Hickox expressed that the advanced weaponry, current radars, sensors and the automation capabilities for all areas of the ship will start DDG 1000 out the gate with unparalleled capability.
"Zumwalt may end at three ships, but as far as 4,160 volt power and getting higher energy producing systems to support surface combatants, this is the wave of the future," Hickox said as he expounded upon Zumwalt as a test bench for the Navy. "Going from 4,160 volt power to 13,800 volt power we're getting the Navy into thinking in these terms."
The majority of the Sailors, when asked about what excited them the most about serving on DDG 1000, did not mention future weapons or IPS. Serving aboard a ship named after Adm.
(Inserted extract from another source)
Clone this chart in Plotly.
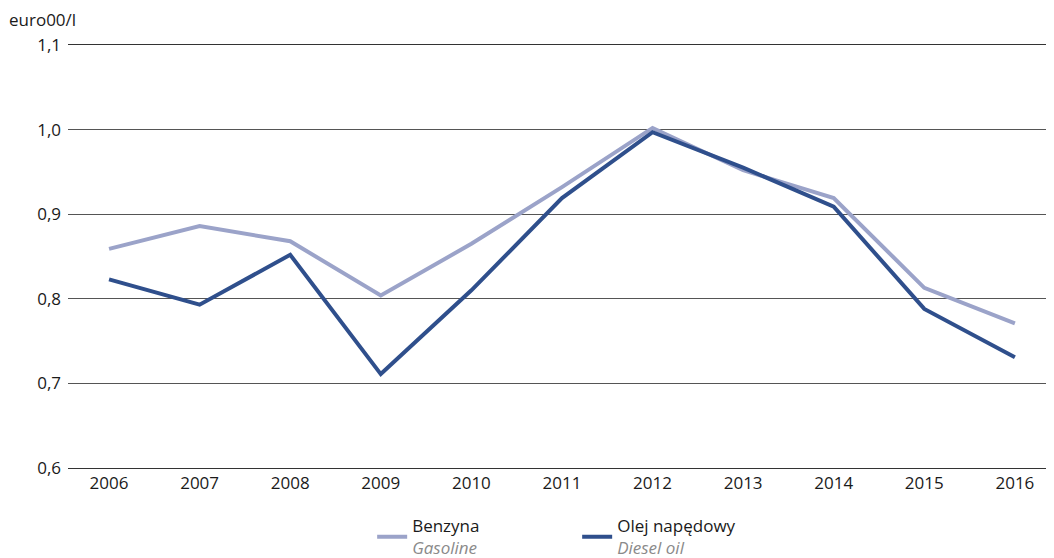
import plotly.graph_objects as go

years = ["2006", "2007", "2008", "2009", "2010", "2011", "2012", "2013", "2014", "2015", "2016"]
benzyna = [0.859, 0.886, 0.868, 0.804, 0.865, 0.932, 1.002, 0.952, 0.919, 0.813, 0.771]
olej = [0.823, 0.793, 0.852, 0.711, 0.810, 0.919, 0.997, 0.955, 0.909, 0.788, 0.731]
y_ticks = [0.6, 0.7, 0.8, 0.9, 1.0, 1.1]

font = "Open Sans, Noto Sans, sans-serif"

fig = go.Figure()
fig.add_trace(go.Scatter(
    x=years, y=benzyna, mode="lines",
    name="Benzyna<br><span style='color:#8a8a8a'><i>Gasoline</i></span>",
    line=dict(color="#9ba3c9", width=4),
))
fig.add_trace(go.Scatter(
    x=years, y=olej, mode="lines",
    name="Olej napędowy<br><span style='color:#8a8a8a'><i>Diesel oil</i></span>",
    line=dict(color="#2f4f8c", width=4),
))

# page body has an 8px margin, so the margins below compensate for it
fig.update_layout(
    width=1054, height=558,
    margin=dict(l=60, r=0, t=37, b=98, autoexpand=False),
    paper_bgcolor="white", plot_bgcolor="white",
    separators=", ",
    font=dict(family=font, size=17, color="#1a1a1a"),
    showlegend=True,
    legend=dict(
        orientation="h", x=0.306, xanchor="left", y=-0.095, yanchor="top",
        font=dict(size=17, color="#1a1a1a"), entrywidth=160,
    ),
    xaxis=dict(
        type="category", range=[-0.453, 10.52],
        showgrid=False, showline=True, mirror=True, linecolor="#333", linewidth=1,
        ticks="", tickfont=dict(size=17),
    ),
    yaxis=dict(
        range=[0.6, 1.1], tickvals=y_ticks, tickformat=".1f",
        showgrid=True, gridcolor="#555", gridwidth=1,
        zeroline=False, ticks="", ticklabelstandoff=6,
        tickfont=dict(size=17),
    ),
    annotations=[dict(
        text="euro00/l", xref="paper", yref="paper",
        x=-0.061, y=1, xanchor="left", yanchor="bottom", yshift=12,
        showarrow=False, font=dict(size=17, color="#1a1a1a"),
    )],
)

fig.write_html("out.html")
Elmo Zumwalt, a man who used his position as the Navy's 19th Chief of Naval Operations to make drastic reforms, was apparently more exciting than rail guns and automation.
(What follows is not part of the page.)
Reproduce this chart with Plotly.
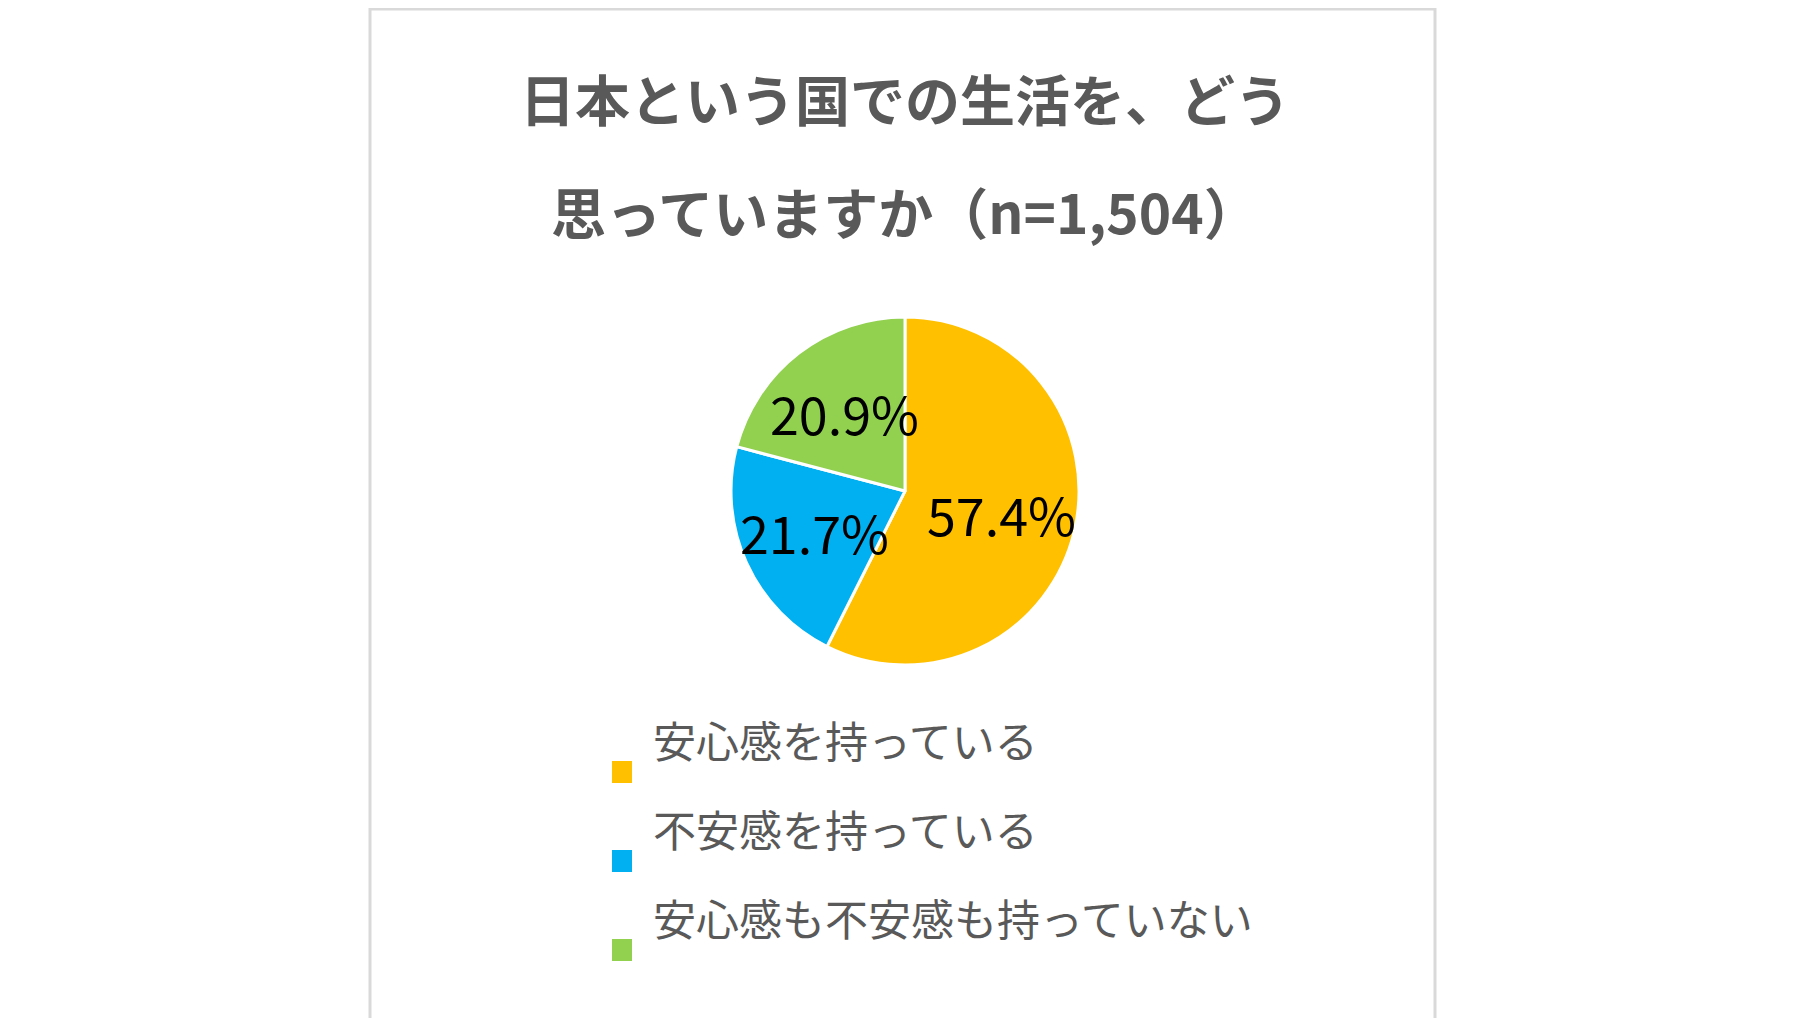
import math
import plotly.graph_objects as go

labels = ["安心感を持っている", "不安感を持っている", "安心感も不安感も持っていない"]
values = [57.4, 21.7, 20.9]
colors = ["#FFC000", "#00B0F0", "#92D050"]
title_lines = ["日本という国での生活を、どう", "思っていますか（n=1,504）"]

W, H = 1807, 1018
FONT = "Noto Sans CJK JP"

# pie placement (paper coords)
cx, cy = 897 / W, 1 - 483 / H
r_px = 174
dom_x = [cx - r_px / W, cx + r_px / W]
dom_y = [cy - r_px / H, cy + r_px / H]

fig = go.Figure()
fig.add_trace(go.Pie(
    labels=labels, values=values, sort=False, direction="clockwise", rotation=0,
    marker=dict(colors=colors, line=dict(color="white", width=3)),
    textinfo="none", hoverinfo="label+percent", showlegend=False,
    domain=dict(x=dom_x, y=dom_y),
))

# percentage labels at slice mid-angles
annotations = []
shapes = []
total = sum(values)
start = 0.0
for v in values:
    mid = start + v / total * 360 / 2
    start += v / total * 360
    a = math.radians(mid)
    rr = 0.57 * r_px
    annotations.append(dict(
        x=cx + rr * math.sin(a) / W, y=cy + rr * math.cos(a) / H,
        xref="paper", yref="paper", showarrow=False,
        text=f"{v:.1f}%", font=dict(family=FONT, size=52, color="black"),
    ))

for i, line in enumerate(title_lines):
    annotations.append(dict(
        x=897 / W, y=1 - (47 + 113 * i) / H, xref="paper", yref="paper",
        showarrow=False, text=f"<b>{line}</b>",
        font=dict(family=FONT, size=55, color="#595959"),
    ))

# legend drawn by hand for the wide Excel-style spacing
for i, (lab, col) in enumerate(zip(labels, colors)):
    yc = 1 - (764 + 89 * i) / H
    shapes.append(dict(type="rect", xref="paper", yref="paper",
                       x0=604 / W, x1=624 / W, y0=yc - 11 / H, y1=yc + 11 / H,
                       fillcolor=col, line=dict(width=0)))
    annotations.append(dict(
        x=643 / W, y=yc, xref="paper", yref="paper", xanchor="left",
        showarrow=False, text=lab,
        font=dict(family=FONT, size=43, color="#595959"),
    ))

shapes.append(dict(type="rect", xref="paper", yref="paper",
                   x0=362 / W, x1=1427 / W, y0=0.006, y1=0.999,
                   line=dict(color="#D9D9D9", width=3)))

fig.update_layout(
    width=W, height=H,
    margin=dict(l=0, r=0, t=0, b=0),
    paper_bgcolor="white", plot_bgcolor="white",
    annotations=annotations, shapes=shapes,
)

fig.write_html("out.html")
"The thing that excites me the most is the history behind Adm. Zumwalt," said Gas Turbine System Technician Mechanical 1st Class Jerome Liverman from Murfreesboro, N.C. "I think he was a great person and just to see this ship grow - the class grow out of his name is very important."
Zumwalt's then-visionary reforms in equal opportunity for women and minorities paved the way for modern Navy policies, such as same-sex marriage benefits and women serving aboard submarines. Hickox said that Zumwalt realized Sailors are the backbone of the Navy and his Z-grams led the charge in looking out for Sailors.
"As far as ... stuff that we take for granted, like being able to wear civilian clothes when we're out on liberty, a lot of the freedoms that we have now, a lot of it is because of Adm. Zumwalt, and I never would've known that until coming here," said Damage Controlman 1st Class Penny Willis, an Elysia, Ohio native. "[Leadership] is really instilling the legacy in us by making sure we honor our namesake, and I'm just really excited to be a part of this. [Zumwalt] is changing and modernizing the Navy, just like Adm. Zumwalt did and I believe it's a perfect fit for this ship."